La letterina di Natale, forse proprio perché era Natale, ha fatto capire a tanti cittadini che abolire compensi per la partecipazione a commissioni è l’unico sistema per bloccare la proliferazione delle stesse, create appunto per elargire somme a commissari solitamente scelti tra amici di partito e sostenitori. E che abolire l’indennità di missione per viaggi fuori del Municipio, del Comune o della Provincia, non significa impedire ai rispettivi consiglieri di spostarsi da Piazza del Popolo a Piazza Cavour, da Ciampino a Fiumicino o da Roma a Viterbo; semmai da Roma a Pechino, a Tokyo, a New York, a San Paolo del Brasile.

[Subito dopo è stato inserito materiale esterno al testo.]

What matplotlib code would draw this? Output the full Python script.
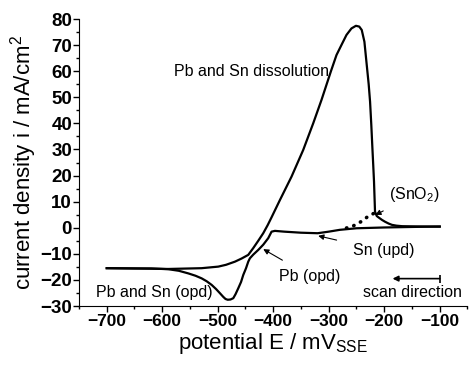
import matplotlib
matplotlib.use('Agg')
import matplotlib.pyplot as plt
from matplotlib.ticker import MultipleLocator

plt.rcParams['font.family'] = ['Liberation Sans', 'DejaVu Sans']

# cathodic scan, -100 -> -700 mV
E_cath = [-100, -150, -200, -250, -280, -300, -320, -350, -380, -397, -403, -409,
          -418, -427, -436, -442, -445, -449, -454, -458, -463, -468, -472, -477,
          -482, -486, -490, -496, -503, -511, -520, -529, -540, -553, -570, -589,
          -620, -650, -700]
i_cath = [0.5, 0.3, 0.1, -0.2, -0.8, -1.5, -2.1, -1.9, -1.5, -1.2, -1.5, -4.0,
          -6.5, -8.5, -10.3, -11.7, -13.0, -15.5, -18.1, -20.8, -23.2, -25.5, -27.0, -27.5,
          -27.6, -27.3, -26.5, -25.1, -23.5, -21.9, -20.5, -19.4, -18.4, -17.5, -16.5, -15.9,
          -15.6, -15.6, -15.5]

# anodic scan, -700 -> -100 mV
E_anod = [-700, -650, -589, -529, -499, -485, -469, -457, -445, -436, -427, -418,
          -410, -403, -388, -367, -346, -328, -313, -296, -286, -276, -268, -259,
          -251, -245, -240.5, -235.7, -231.5, -228, -225.5, -223.3, -221.3, -219.8,
          -218.4, -216.6, -213.5, -210.5, -204, -198.5, -192, -186, -178, -168,
          -140, -100]
i_anod = [-15.5, -15.6, -15.8, -15.5, -14.9, -14.2, -13.0, -11.8, -10.4, -7.8, -5.0, -2.1,
          1.0, 4.0, 10.6, 19.6, 29.8, 40.0, 49.0, 60.0, 66.2, 70.5, 73.9, 76.4,
          77.4, 77.1, 75.8, 71.3, 62.4, 55.0, 48.3, 39.5, 30.5, 24.0,
          17.7, 6.2, 4.5, 4.0, 3.0, 2.3, 1.6, 1.1, 0.8, 0.6,
          0.5, 0.4]

# SnO2 shoulder (dotted)
E_ox = [-268, -255, -242, -230, -218]
i_ox = [-0.1, 0.8, 2.3, 4.2, 5.6]

fig = plt.figure(figsize=(4.71, 3.65), dpi=100)
ax = fig.add_axes([0.1677, 0.1616, 0.8248, 0.7863])

ax.plot(E_cath, i_cath, color='black', lw=1.6, solid_joinstyle='round')
ax.plot(E_anod, i_anod, color='black', lw=1.6, solid_joinstyle='round')
ax.plot(E_ox, i_ox, color='black', lw=2.6, linestyle=(0, (0.1, 2.0)),
        dash_capstyle='round')

ax.set_xlim(-750, -50)
ax.set_ylim(-30, 80)
ax.xaxis.set_minor_locator(MultipleLocator(50))
ax.yaxis.set_major_locator(MultipleLocator(10))
ax.yaxis.set_minor_locator(MultipleLocator(5))
ax.set_xticks(range(-700, 0, 100))
ax.tick_params(which='major', direction='out', length=4, width=1)
ax.tick_params(which='minor', direction='out', length=2.5, width=1)
ax.tick_params(axis='x', which='major', labelsize=12.5, pad=2)
ax.tick_params(axis='y', which='major', labelsize=13.5, pad=1)
for lab in ax.get_xticklabels() + ax.get_yticklabels():
    lab.set_fontweight('bold')
ax.spines['top'].set_visible(False)
ax.spines['right'].set_visible(False)

ax.set_xlabel('potential E / mV$_{\\mathregular{SSE}}$', fontsize=16, labelpad=1)
ax.set_ylabel('current density i / mA/cm$^{\\mathregular{2}}$', fontsize=16, labelpad=1)

fs = 11.5
ax.text(-439, 60, 'Pb and Sn dissolution', fontsize=fs, ha='center', va='center')
ax.text(-615, -25, 'Pb and Sn (opd)', fontsize=fs, ha='center', va='center')
ax.text(-150, -25, 'scan direction', fontsize=fs, ha='center', va='center')

ax.annotate('Pb (opd)', xy=(-418, -8.2), xytext=(-334, -18.5), fontsize=fs,
            ha='center', va='center',
            arrowprops=dict(arrowstyle='-|>', color='black', lw=0.8,
                            mutation_scale=8, shrinkA=8, shrinkB=0))
ax.annotate('Sn (upd)', xy=(-319, -3.1), xytext=(-201, -8.9), fontsize=fs,
            ha='center', va='center',
            arrowprops=dict(arrowstyle='-|>', color='black', lw=0.8,
                            mutation_scale=8, shrinkA=10, shrinkB=0))
ax.annotate('(SnO$_{\\mathregular{2}}$)', xy=(-216, 4.9), xytext=(-145, 12.6), fontsize=fs,
            ha='center', va='center',
            arrowprops=dict(arrowstyle='-|>', color='black', lw=0.8,
                            mutation_scale=8, shrinkA=6, shrinkB=0))
ax.annotate('', xy=(-185, -19.5), xytext=(-100, -19.5),
            arrowprops=dict(arrowstyle='-|>', color='black', lw=1.2,
                            mutation_scale=8, shrinkA=0, shrinkB=0))
ax.plot([-100], [-19.5], marker='|', color='black', markersize=6, mew=1.2)

fig.savefig('out.png', dpi=100)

Spostamenti di massa: tutti insieme in folte e costosissime carovane: consiglieri di maggioranza e di opposizione, accompagnatori, consulenti, amici, modelle, ballerine, cantanti ecc.

«La forte penalizzazione a carico dei consiglieri comunali, provinciali e municipali potrebbe comportare un pericoloso contraccolpo su alcuni importanti obiettivi delle politiche di efficientamento delle amministrazioni locali–avverte Coratti–; i consiglieri municipali di Roma sono lo strumento pensato per realizzare l’avvicinamento del governo di molte funzioni di base ai cittadini residenti». E con il mancato «efficientamento», un altro rischio concreto: «Far diventare l’attività amministrativa locale un privilegio per benestanti: infatti chi potrà permettersi di dedicarsi a tali attività con dedizione e massimo impegno, così come richiesto in una capitale europea come Roma, per mille euro al mese e caricandosi gli oneri previdenziali, assistenziali e di ogni altra natura?».

Un rischio che preoccupa tutti i cittadini perché sanno che purtroppo non si realizzerà; per cui non potranno beneficiare del contenimento dei costi della politica e quindi delle tasse subite. Quanto all’esistenza di un sufficiente numero di benestanti disposti ad accollarsi gratis l’attività amministrativa, si dovrebbero fare i conti con le infinite aspirazioni di chi addirittura pagherebbe per farlo.